Trampled by Turtles: I caught the end of their set after coming from The Avett Brothers'. They did a cover of Arcade Fire's "Rebellion (Lies)" and everyone was singing along. I'm always struck by these "moments of solidarity" or whatever. Here's a bluegrass band and their fans dig Funeral. It sometimes seems like any sense of monoculture in the music community doesn't really exist anymore, but I enjoy being reminded that that's not necessarily the case.

Dawes: I usually can't be bothered with thoughts like this, but listening to a band like Dawes makes me lament how major music distrubution channels today bring to mainstream attention the most obnoxious artists at the expense of everything with any sense of subtlety. Their music is just so broadly palatable, and the audience they drew for their set covered the widest set of demographics of any non-headliner I saw. And they killed it. Their Eagles-esque California cool should make them a household name; unfortunately that seems to require ear-splitting blast beats nowadays.

Phantogram: I had seen them a few times locally before Eyelid Movies came out and the hometown crowd didn't even know who they were. That couldn't have been much more than two years ago. It was pretty cool to see the national following they have now and the huge eruption from the crowd when the first few notes of "Mouthful of Diamonds" rang out.

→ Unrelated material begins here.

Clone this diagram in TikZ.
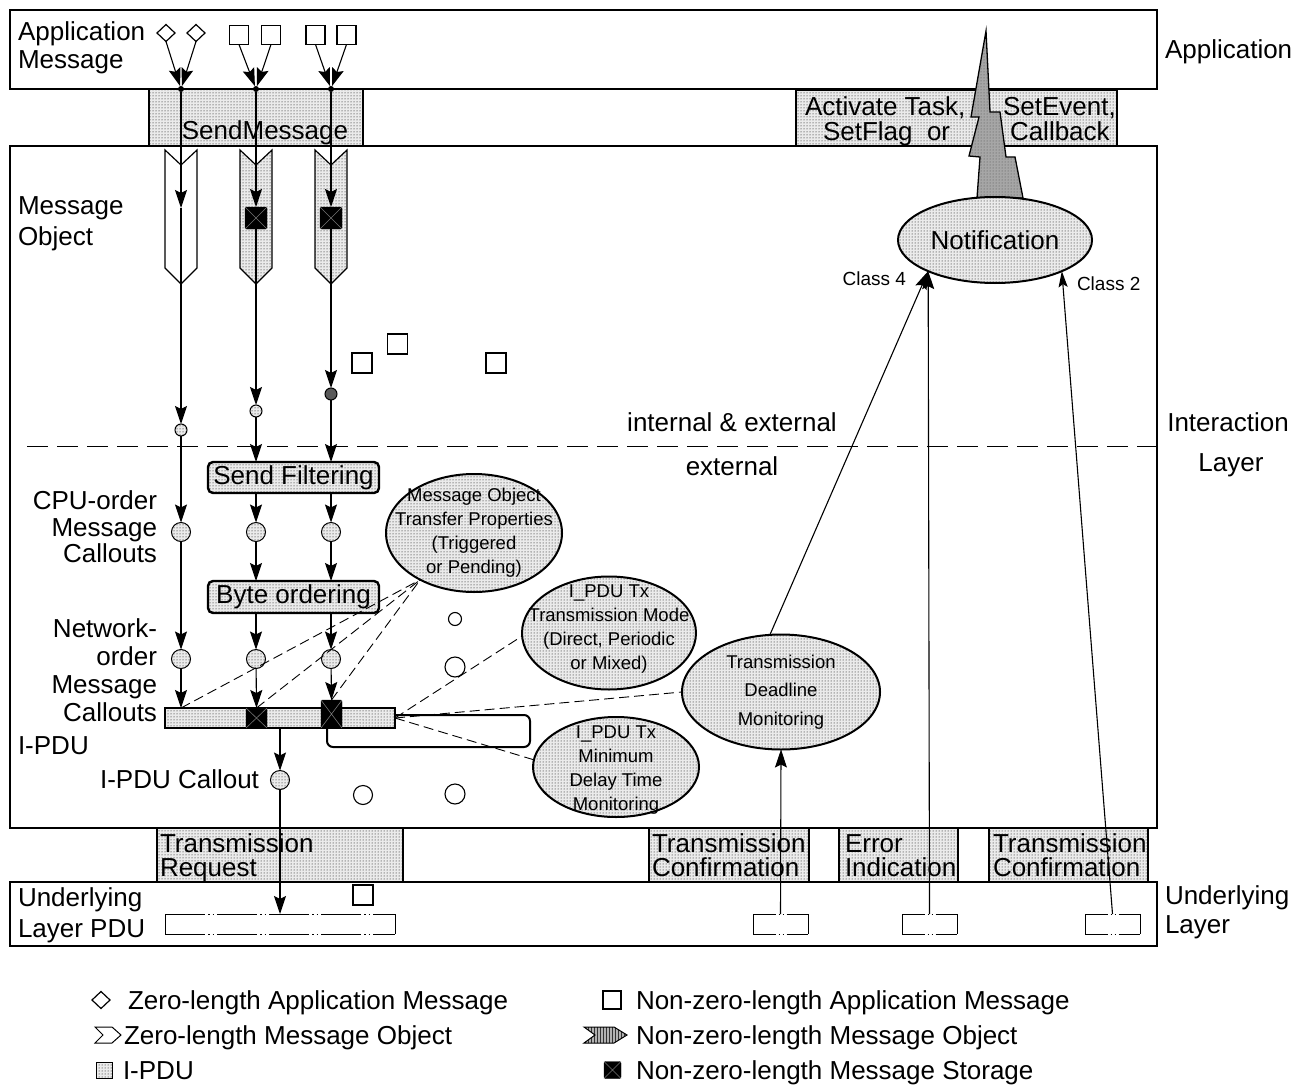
\documentclass[tikz,border=0pt]{standalone}
\usepackage{fontspec}
\setmainfont{Liberation Sans}
\usetikzlibrary{arrows.meta,patterns,shapes.geometric}
\begin{document}
\begin{tikzpicture}[x=1pt,y=-1pt,font=\fontsize{26}{28}\selectfont]
\tikzset{
  every node/.style={inner sep=0pt, outer sep=0pt},
  dotted fill/.style={preaction={fill=black!8}, pattern=dots, pattern color=black},
  frame/.style={draw, line width=2.4pt, anchor=north west},
  gbox/.style={draw, line width=1.6pt, dotted fill, anchor=north west},
  proc/.style={draw, line width=2.4pt, rounded corners=5pt, dotted fill},
  ln/.style={line width=1.1pt},
  arr/.style={ln, -{Stealth[length=18pt,width=12pt,inset=3pt]}},
  dsh/.style={line width=0.9pt, dash pattern=on 10pt off 5pt},
  ell/.style={ellipse, draw, line width=2pt, dotted fill},
  etext/.style={align=center, font=\fontsize{18.5}{24}\selectfont},
  lbl/.style={anchor=base west},
  rlbl/.style={anchor=base east},
  clbl/.style={anchor=base},
  cdot/.style={circle, draw, line width=1pt, dotted fill},
  cdark/.style={circle, draw, line width=1pt, fill=black!65},
  hollow/.style={circle, draw, line width=1.1pt, fill=white},
  msq/.style={rectangle, draw, line width=1.3pt, fill=white, minimum size=19pt},
  dmd/.style={diamond, draw, line width=1.2pt, fill=white, minimum width=18pt, minimum height=17pt},
  store/.style={rectangle, fill=black, draw=black, rounded corners=1.5pt},
  topdot/.style={circle, fill=black, minimum size=6pt},
  chev/.style={draw, line width=1.2pt},
  thinln/.style={line width=0.9pt},
  dddlong/.style={dash pattern=on 40pt off 3pt on 1.5pt off 3pt on 1.5pt off 3pt},
  dddshort/.style={dash pattern=on 23pt off 2.5pt on 1.5pt off 2.5pt on 1.5pt off 2.5pt on 40pt off 1pt},
  pdu/.style={minimum height=20pt, fill=white},
}
\useasboundingbox (0,0) rectangle (1308,1086);
\fill[white] (0,0) rectangle (1308,1086);

% ---- service boxes between the layers ----
\node[gbox, minimum width=214pt, minimum height=57pt] (sendmsg) at (149,89) {};
\node[gbox, minimum width=321pt, minimum height=56pt] (notifybox) at (796,90) {};
\node[gbox, minimum width=246pt, minimum height=54pt] (txreq) at (157,828) {};
\node[gbox, minimum width=160pt, minimum height=54pt] (txconfA) at (649,828) {};
\node[gbox, minimum width=119pt, minimum height=54pt] (errind) at (839,828) {};
\node[gbox, minimum width=159pt, minimum height=54pt] (txconfB) at (989,828) {};

% ---- layer frames ----
\node[frame, minimum width=1147pt, minimum height=79pt] (appbox) at (10,10) {};
\node[frame, minimum width=1147pt, minimum height=682pt] (interbox) at (10,146) {};
\node[frame, minimum width=1147pt, minimum height=64pt] (underbox) at (10,882) {};

% ---- box texts ----
\node[clbl] (sendtxt) at (265,140) {SendMessage};
\node[lbl] (nt1) at (805,116) {Activate Task,};
\node[lbl] (nt2) at (1003,116) {SetEvent,};
\node[lbl] (nt3) at (823,141) {SetFlag\ \ or};
\node[lbl] (nt4) at (1010,141) {Callback};
\node[lbl] (tr1) at (160,852) {Transmission};
\node[lbl] (tr2) at (160,876) {Request};
\node[lbl] (tc1) at (652,852) {Transmission};
\node[lbl] (tc2) at (652,876) {Confirmation};
\node[lbl] (ei1) at (845,852) {Error};
\node[lbl] (ei2) at (845,876) {Indication};
\node[lbl] (td1) at (993,852) {Transmission};
\node[lbl] (td2) at (993,876) {Confirmation};

% ---- notification bolt ----
\draw[line width=1.3pt, preaction={fill=black!35}, pattern=dots, pattern color=black!70]
  (986,31) -- (990,112) -- (1000,112) -- (1006,157)
  -- (1015,157) -- (1023,198) -- (977,198) -- (980,157) -- (969,156) -- (979,117)
  -- (971,117) -- cycle;

% ---- side and layer labels ----
\node[lbl] (la1) at (18,41) {Application};
\node[lbl] (la2) at (18,69) {Message};
\node[lbl] (ra1) at (1165,59) {Application};
\node[lbl] (mo1) at (18,214) {Message};
\node[lbl] (mo2) at (18,245) {Object};
\node[rlbl] (cp1) at (157,509) {CPU-order};
\node[rlbl] (cp2) at (157,536) {Message};
\node[rlbl] (cp3) at (157,562) {Callouts};
\node[rlbl] (nw1) at (157,637) {Network-};
\node[rlbl] (nw2) at (157,665) {order};
\node[rlbl] (nw3) at (157,693) {Message};
\node[rlbl] (nw4) at (157,721) {Callouts};
\node[lbl] (ipl) at (18,754) {I-PDU};
\node[rlbl] (icl) at (259,788) {I-PDU Callout};
\node[clbl] (ie1) at (732,431) {internal \& external};
\node[clbl] (ie2) at (732,475) {external};
\node[clbl] (il1) at (1228,431) {Interaction};
\node[clbl] (il2) at (1231,471) {Layer};
\node[lbl] (ul1) at (18,906) {Underlying};
\node[lbl] (ul2) at (18,937) {Layer PDU};
\node[lbl] (ur1) at (1165,904) {Underlying};
\node[lbl] (ur2) at (1165,933) {Layer};

% ---- application messages ----
\node[dmd] (dA) at (166,33) {};
\node[dmd] (dB) at (196,33) {};
\node[msq] (mA) at (239,35) {};
\node[msq] (mB) at (271,35) {};
\node[msq] (mC) at (315.5,35) {};
\node[msq] (mD) at (346.5,35) {};
\node[topdot] (t1) at (181,89) {};
\node[topdot] (t2) at (256,89) {};
\node[topdot] (t3) at (331,89) {};
\draw[arr] (dA.south) -- (t1);
\draw[arr] (dB.south) -- (t1);
\draw[arr] (mA.south) -- (t2);
\draw[arr] (mB.south) -- (t2);
\draw[arr] (mC.south) -- (t3);
\draw[arr] (mD.south) -- (t3);

% ---- message objects ----
\draw[chev, fill=white] (165,150) -- (181,165) -- (197,150) -- (197,268) -- (181,284) -- (165,268) -- cycle;
\draw[chev, dotted fill] (240,150) -- (256,165) -- (272,150) -- (272,268) -- (256,284) -- (240,268) -- cycle;
\draw[chev, dotted fill] (315,150) -- (331,165) -- (347,150) -- (347,268) -- (331,284) -- (315,268) -- cycle;

\coordinate (h1) at (181,208);
\node[store, minimum size=22pt] (k2) at (256,218) {};
\node[store, minimum size=22pt] (k3) at (331,218) {};
\node[cdot, minimum size=12pt] (c1) at (181,430) {};
\node[cdot, minimum size=12pt] (c2) at (256,411) {};
\node[cdark, minimum size=12pt] (c3) at (331,394) {};

% ---- interaction layer processing ----
\coordinate (dl) at (27,446);
\draw[line width=1pt, dash pattern=on 21pt off 9pt] (dl) -- (dl -| interbox.east);

\node[proc, minimum width=171pt, minimum height=31pt] (sf) at (293.5,477.5) {Send Filtering};
\node[proc, minimum width=171pt, minimum height=32pt] (bo) at (293.5,597) {Byte ordering};
\foreach \i/\x in {1/181, 2/256, 3/331} {
  \node[cdot, minimum size=19pt] (u\i) at (\x,532) {};
  \node[cdot, minimum size=19pt] (n\i) at (\x,659) {};
}

\node[draw, line width=2pt, rounded corners=6pt, minimum width=203pt, minimum height=32pt, anchor=north west] (loop) at (327,715) {};
\node[draw, line width=2pt, dotted fill, minimum width=230pt, minimum height=20pt] (ipdu) at (280,718) {};
\node[store, minimum width=21pt, minimum height=20pt] (s2) at (256.5,718) {};
\node[store, minimum width=21pt, minimum height=28pt] (s3) at (331.5,714) {};
\coordinate (p1) at (181,708);
\node[cdot, minimum size=19pt] (ic) at (280,780) {};

% storage crosses
\foreach \s in {k2, k3, s2, s3} {
  \draw[black!55, line width=0.6pt] (\s.north west) -- (\s.south east) (\s.north east) -- (\s.south west);
}

% ---- message flow ----
\draw[arr] (t1) -- (h1);
\draw[arr] (h1) -- (c1);
\draw[arr] (t2) -- (k2);
\draw[arr] (k2) -- (c2);
\draw[arr] (t3) -- (k3);
\draw[arr] (k3) -- (c3);
\draw[arr] (c1) -- (u1);
\draw[arr] (c2) -- (c2 |- sf.north);
\draw[arr] (c3) -- (c3 |- sf.north);
\draw[arr] (u2 |- sf.south) -- (u2);
\draw[arr] (u3 |- sf.south) -- (u3);
\draw[arr] (u1) -- (n1);
\draw[arr] (u2) -- (u2 |- bo.north);
\draw[arr] (u3) -- (u3 |- bo.north);
\draw[arr] (n2 |- bo.south) -- (n2);
\draw[arr] (n3 |- bo.south) -- (n3);
\draw[arr] (n1) -- (p1);
\draw[arr] (n2) -- (s2.north);
\draw[arr] (n3) -- (s3.north);
\draw[arr] (ipdu.south) -- (ic);

% ---- property ellipses ----
\node[ell, minimum width=176pt, minimum height=118pt] (mop) at (474,533) {};
\node[etext] at (mop) {Message Object\\Transfer Properties\\(Triggered\\or Pending)};
\node[ell, minimum width=174pt, minimum height=113pt] (mode) at (609,633) {};
\node[etext, yshift=4pt] at (mode) {I\_PDU Tx\\Transmission Mode\\(Direct, Periodic\\or Mixed)};
\node[ell, minimum width=198pt, minimum height=115pt] (deadline) at (781,692) {};
\node[etext, font=\fontsize{18.5}{28.5}\selectfont] at (deadline) {Transmission\\Deadline\\Monitoring};
\node[ell, minimum width=166pt, minimum height=100pt] (mindel) at (616,767) {};
\node[etext, yshift=-3pt] at (mindel) {I\_PDU Tx\\Minimum\\Delay Time\\Monitoring};
\node[ell, minimum width=194pt, minimum height=86pt] (notif) at (995,240) {};
\node at (notif) {Notification};

\draw[dsh] (p1) -- (mop.221);
\draw[dsh] (s2.north) -- (mop.221);
\draw[dsh] (s3.north) -- (mop.221);
\draw[dsh] (ipdu.east) -- (mode.182);
\draw[dsh] (ipdu.east) -- (deadline.west);
\draw[dsh] (ipdu.east) -- (mindel.175);

% ---- loose messages ----
\node[msq, minimum size=20pt] (q1) at (362,363) {};
\node[msq, minimum size=20pt] (q2) at (397.5,344) {};
\node[msq, minimum size=20pt] (q3) at (496,363) {};
\node[hollow, minimum size=13pt] (o1) at (455,619) {};
\node[hollow, minimum size=20pt] (o2) at (455,667) {};
\node[hollow, minimum size=19pt] (o3) at (363,795) {};
\node[hollow, minimum size=20pt] (o4) at (455,794) {};

% ---- underlying layer PDUs ----
\node[msq, minimum size=20pt] (q4) at (363,895) {};
\node[pdu, minimum width=230pt] (upb) at (280,924) {};
\node[pdu, minimum width=55pt] (b1) at (780.5,924) {};
\node[pdu, minimum width=55pt] (b2) at (929.5,924) {};
\node[pdu, minimum width=55pt] (b3) at (1112.5,924) {};
\foreach \b/\w in {upb/long, b1/short, b2/short, b3/short} {
  \draw[thinln] (\b.north west) -- (\b.south west) (\b.north east) -- (\b.south east);
  \draw[thinln, ddd\w] (\b.north west) -- (\b.north east) (\b.south west) -- (\b.south east);
}

\draw[arr] (ic) -- (upb.north);
\draw[arr] (b1.north) -- (deadline.south);
\draw[arr] (deadline.101) -- (notif.205);
\draw[arr] (b2.north) -- (notif.205);
\draw[ln, -{Stealth[length=16pt,width=9pt,inset=3pt]}] (b3.north) -- (notif.335);
\node[anchor=base east, font=\fontsize{19}{22}\selectfont] (cl4) at (906,285) {Class 4};
\node[anchor=base west, font=\fontsize{19}{22}\selectfont] (cl2) at (1077,290) {Class 2};

% ---- legend ----
\node[dmd] (lg1) at (101,1000) {};
\node[lbl] at (128,1009) {Zero-length Application Message};
\node[msq, minimum size=18pt] (lg2) at (612,1000) {};
\node[lbl] at (636,1009) {Non-zero-length Application Message};
\draw[line width=1pt, fill=white] (95,1027) -- (112,1027) -- (121,1035) -- (112,1043) -- (95,1043) -- (103,1035) -- cycle;
\node[lbl] at (124,1044) {Zero-length Message Object};
\draw[line width=1pt, preaction={fill=black!30}, pattern=vertical lines, pattern color=black!80] (584,1027) -- (614,1027) -- (627,1035) -- (614,1043) -- (584,1043) -- (595,1035) -- cycle;
\node[lbl] at (636,1044) {Non-zero-length Message Object};
\node[draw, line width=1pt, dotted fill, minimum size=16pt] (lg3) at (104.5,1070) {};
\node[lbl] at (123,1079) {I-PDU};
\node[store, minimum size=17pt] (lg4) at (612.5,1070) {};
\draw[black!55, line width=0.6pt] (lg4.north west) -- (lg4.south east) (lg4.north east) -- (lg4.south west);
\node[lbl] at (636,1079) {Non-zero-length Message Storage};
\end{tikzpicture}
\end{document}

And I couldn't help but draw contrasts in my mind between Radiohead and the Chili Peppers as headliners, both artists I have enjoyed to varying degrees over the years. There may be a band in the universe that can put on a spectacle like Radiohead did Friday night, but they are definitely not on this earth. And they continue to push themselves forward much to the delight of pretty much everyone. They can perform a set, essentially ignoring all their early hits and even performing a few songs they haven't recorded yet, and it's somehow more satisfying this way. Even after two decades of recording, where this band is headed is still more important and thrilling than where they've been.

A dozen years ago, I was way more into Californication than Kid A, and I still think it's a pretty awesome album. But it became pretty clear from their set that, despite the fact that they are still a prominent chart presence, interest in the Peppers has a lot more to do with nostalgia and the fact that they are icons than any real current relevance. No one in that crowd wanted to hear "The Adventures of Rain Dance Maggie" or "Look Around" more than they did "Under the Bridge" or "Soul to Squeeze". And if they wanted to perform any as yet unrecorded material, we pretty much know already what it would sound like. They are without question a talented band, and I enjoyed their set a lot, but it sort of struck me that they are now a few years past their use-by date.

I could probably go on and on forever. The whole thing was a total blast for four days. I can't wait to do it all again next year.